To install the Helm client, please refer to the installation documentation at https://helm.sh/docs/using_helm/#installing-the-helm-client, which details the installation procedure according to the different OSs.
In Windows, for example, we can install it via the Chocolatey package manager, with the execution of the following command:
choco install kubernetes-helm -y
To check its installation, execute the helm --help command, as shown in the following screenshot:
The execution of the command tells us that the Helm is properly installed. Now, we will learn how to use a public Helm chart.
The packages contained in a Helm repository are called charts. Charts are composed of files that are templates of Kubernetes specification files for an application.

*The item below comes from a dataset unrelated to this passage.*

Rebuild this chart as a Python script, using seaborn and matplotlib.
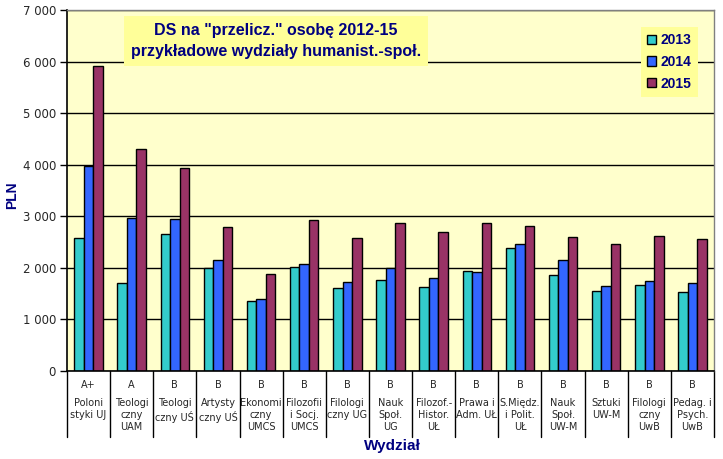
import pandas as pd
import seaborn as sns
import matplotlib.pyplot as plt
import matplotlib.transforms as mtransforms

# data
grades = ["A+", "A", "B", "B", "B", "B", "B", "B", "B", "B", "B", "B", "B", "B", "B"]
faculties = ["Poloni\nstyki UJ", "Teologi\nczny\nUAM", "Teologi\nczny UŚ", "Artysty\nczny UŚ",
             "Ekonomi\nczny\nUMCS", "Filozofii\ni Socj.\nUMCS", "Filologi\nczny UG", "Nauk\nSpoł.\nUG",
             "Filozof.-\nHistor.\nUŁ", "Prawa i\nAdm. UŁ", "S.Międz.\ni Polit.\nUŁ", "Nauk\nSpoł.\nUW-M",
             "Sztuki\nUW-M", "Filologi\nczny\nUwB", "Pedag. i\nPsych.\nUwB"]
years = ["2013", "2014", "2015"]
ds_2013 = [2570, 1700, 2650, 1990, 1350, 2010, 1600, 1760, 1630, 1930, 2380, 1855, 1545, 1660, 1525]
ds_2014 = [3975, 2960, 2940, 2150, 1395, 2070, 1720, 1990, 1800, 1910, 2455, 2150, 1640, 1740, 1700]
ds_2015 = [5915, 4305, 3935, 2785, 1875, 2925, 2575, 2870, 2695, 2870, 2805, 2590, 2455, 2610, 2555]

colors = ["#33CCCC", "#3366FF", "#993366"]
navy = "#000080"

ids = [str(i) for i in range(len(faculties))]
df = pd.DataFrame({
    "wydzial": ids * 3,
    "rok": [y for y in years for _ in ids],
    "ds": ds_2013 + ds_2014 + ds_2015,
})

sns.set_theme(style="white")
plt.rcParams["font.family"] = ["DejaVu Sans"]

fig = plt.figure(figsize=(7.23, 4.59), dpi=100)
ax = fig.add_axes([67 / 723, 1 - 371 / 459, (714 - 67) / 723, (371 - 10) / 459])
ax.set_facecolor("#FFFFCC")

sns.barplot(data=df, x="wydzial", y="ds", hue="rok", palette=colors, width=0.66, gap=0,
            edgecolor="black", linewidth=1, saturation=1, ax=ax)

ax.set_ylim(0, 7000)
ax.set_xlim(-0.5, len(faculties) - 0.5)
ax.set_yticks(range(0, 7001, 1000))
ax.set_yticklabels([f"{v:,}".replace(",", " ") for v in range(0, 7001, 1000)], fontsize=8.5)
ax.yaxis.grid(True, color="black", linewidth=1)
ax.set_axisbelow(True)
ax.tick_params(axis="y", left=True, length=5, width=1, color="black", pad=3)
ax.set_xticks([])
ax.set_xlabel("")
ax.set_ylabel("")

for side in ["left", "bottom"]:
    ax.spines[side].set_color("black")
    ax.spines[side].set_linewidth(1.2)
for side in ["top", "right"]:
    ax.spines[side].set_color("#808080")
    ax.spines[side].set_linewidth(1)

# category separators and two-level labels
trans = mtransforms.blended_transform_factory(ax.transData, ax.transAxes)
for i in range(len(faculties) + 1):
    ax.plot([i - 0.5, i - 0.5], [0, -0.183], color="black", lw=1, transform=trans, clip_on=False)
for i, (g, name) in enumerate(zip(grades, faculties)):
    ax.text(i, -0.039, g, ha="center", va="center", fontsize=7, transform=trans)
    ax.text(i, -0.075, name, ha="center", va="top", fontsize=7, linespacing=1.25, transform=trans)

fig.text(392 / 723, 1 - 446 / 459, "Wydział", ha="center", va="center", fontsize=11,
         fontweight="bold", color=navy, family="Liberation Sans")
fig.text(12 / 723, 1 - 195 / 459, "PLN", ha="center", va="center", rotation=90, fontsize=10,
         fontweight="bold", color=navy, family="Liberation Sans")

fig.text(276 / 723, 1 - 41 / 459, 'DS na "przelicz." osobę 2012-15\nprzykładowe wydziały humanist.-społ.',
         ha="center", va="center", fontsize=11.5, fontweight="bold", color=navy,
         family="Liberation Sans", linespacing=1.45,
         bbox=dict(facecolor="#FFFF99", edgecolor="none", pad=5))

handles, labels = ax.get_legend_handles_labels()
ax.legend(handles, labels, loc="upper left", bbox_to_anchor=(641 / 723, 1 - 27 / 459),
          bbox_transform=fig.transFigure, frameon=True, facecolor="#FFFF99", edgecolor="none",
          fancybox=False, framealpha=1, handlelength=0.65, handleheight=0.65, handletextpad=0.3,
          labelspacing=0.55, borderpad=0.45, borderaxespad=0,
          prop={"family": "Liberation Sans", "weight": "bold", "size": 10})
for t in ax.get_legend().get_texts():
    t.set_color(navy)

fig.savefig("out.png", dpi=100)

With charts, it's possible to deploy an application in Kubernetes without having to write any YAML specification files. So, to deploy an application, we will use its corresponding chart, and we will pass some configuration variables of this application.
Once Helm is installed, we will install a chart that is in the Helm public repository called Artifact Hub and available here: https://artifacthub.io/. But first, to display a list of public charts, we run the following command:
helm search hub
The hub parameter is the name of Artifact Hub.

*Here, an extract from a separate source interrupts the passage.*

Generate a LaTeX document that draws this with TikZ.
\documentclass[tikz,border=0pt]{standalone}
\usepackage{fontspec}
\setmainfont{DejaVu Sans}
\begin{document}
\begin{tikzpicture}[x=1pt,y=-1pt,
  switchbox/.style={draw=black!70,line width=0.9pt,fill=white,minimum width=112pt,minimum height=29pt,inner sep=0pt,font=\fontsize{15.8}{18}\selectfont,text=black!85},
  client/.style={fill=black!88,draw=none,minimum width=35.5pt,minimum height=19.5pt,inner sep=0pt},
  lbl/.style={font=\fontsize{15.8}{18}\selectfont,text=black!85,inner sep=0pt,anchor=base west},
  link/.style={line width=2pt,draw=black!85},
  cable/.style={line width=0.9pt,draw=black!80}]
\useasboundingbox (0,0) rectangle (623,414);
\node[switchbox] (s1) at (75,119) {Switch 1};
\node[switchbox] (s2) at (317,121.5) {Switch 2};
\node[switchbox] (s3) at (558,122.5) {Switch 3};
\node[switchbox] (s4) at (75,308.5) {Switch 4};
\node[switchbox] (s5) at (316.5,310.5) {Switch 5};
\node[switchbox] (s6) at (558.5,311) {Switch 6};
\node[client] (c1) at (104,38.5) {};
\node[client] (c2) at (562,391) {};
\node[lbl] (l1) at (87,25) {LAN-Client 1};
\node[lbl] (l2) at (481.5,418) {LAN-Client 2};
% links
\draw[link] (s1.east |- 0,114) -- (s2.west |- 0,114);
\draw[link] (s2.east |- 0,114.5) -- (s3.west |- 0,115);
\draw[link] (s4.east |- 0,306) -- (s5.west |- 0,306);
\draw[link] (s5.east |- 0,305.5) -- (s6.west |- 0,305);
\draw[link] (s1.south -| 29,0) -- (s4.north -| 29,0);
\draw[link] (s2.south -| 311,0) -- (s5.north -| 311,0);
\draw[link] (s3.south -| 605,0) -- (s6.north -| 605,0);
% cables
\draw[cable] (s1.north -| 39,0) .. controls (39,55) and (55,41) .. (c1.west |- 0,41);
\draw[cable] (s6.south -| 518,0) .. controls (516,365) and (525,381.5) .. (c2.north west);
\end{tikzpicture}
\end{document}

To search for a specific package, we can run the helm search hub <package name> command, and if we want to search all wordpress packages (for example), we run the following command:
helm search hub wordpress
Here is an extract from the result, which includes a lot of charts:
For an easy way to find packages, go to the Artifact Hub site (https://artifacthub.io/) and search for the wordpress package, as shown in the following screenshot:
This page list all wordpress packages from all community publishers.
Then, click on the desired package to display details of the package, as illustrated in the following screenshot:
On this page, we can see the current version of the package and some technical package installation guidelines.
Note
It's also possible to create our private or corporate Helm repository with tools such as Nexus, Artifactory, or even ACR.

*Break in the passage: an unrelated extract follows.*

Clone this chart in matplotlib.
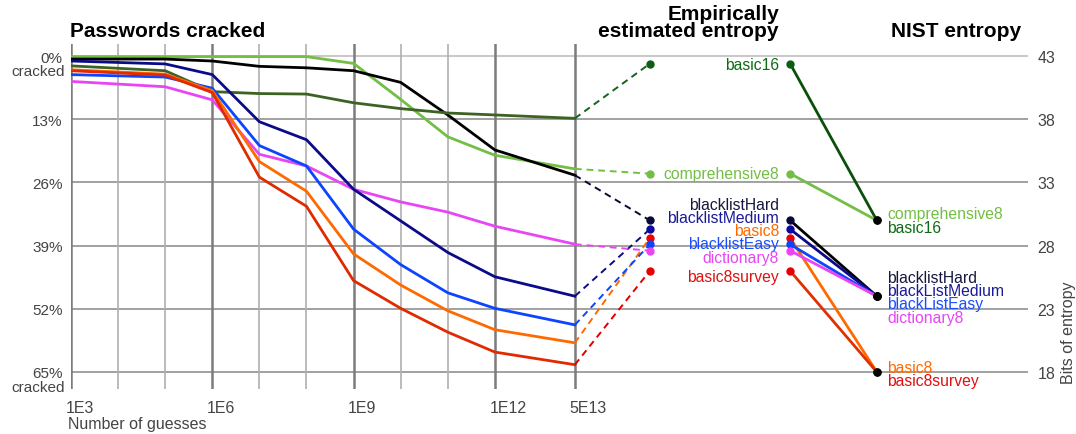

Let's now install an application with Helm.
To illustrate the use of Helm, we will deploy a WordPress application in our Kubernetes cluster using a Helm chart.
In order to do this, execute the following commands (mentioned here: https://artifacthub.io/packages/helm/bitnami/wordpress):
helm repo add bitnami https://charts.bitnami.com/bitnami
helm install wpdemo bitnami/wordpress
The first command, helm repo add, adds the index of the bitnami repository locally.Then, we use the helm install <release name> <package name> command to install the desired package on Kubernetes.
The following screenshot shows the execution of these two commands:
With the execution of the preceding commands, Helm installs a WordPress instance called wpdemo and all of the Kubernetes components on the local Kubernetes cluster.
We can also display a list of Helm packages that are installed on the cluster by executing the following command:
helm ls
The following screenshot shows the execution of this command:
And if we want to remove a package and all of its components (for example, to remove the application installed with this package), we execute the helm delete command, as follows:
helm delete wpdemo
The following screenshot shows the execution of this command:
We have discussed the installation of a Helm chart from Artifact Hub to a Kubernetes cluster. In the next section, we will learn how to create a custom Helm chart package.
We have just learned how to use and install a public Helm chart from Artifact Hub, but in companies, we often have some custom applications that require us to create custom Helm charts.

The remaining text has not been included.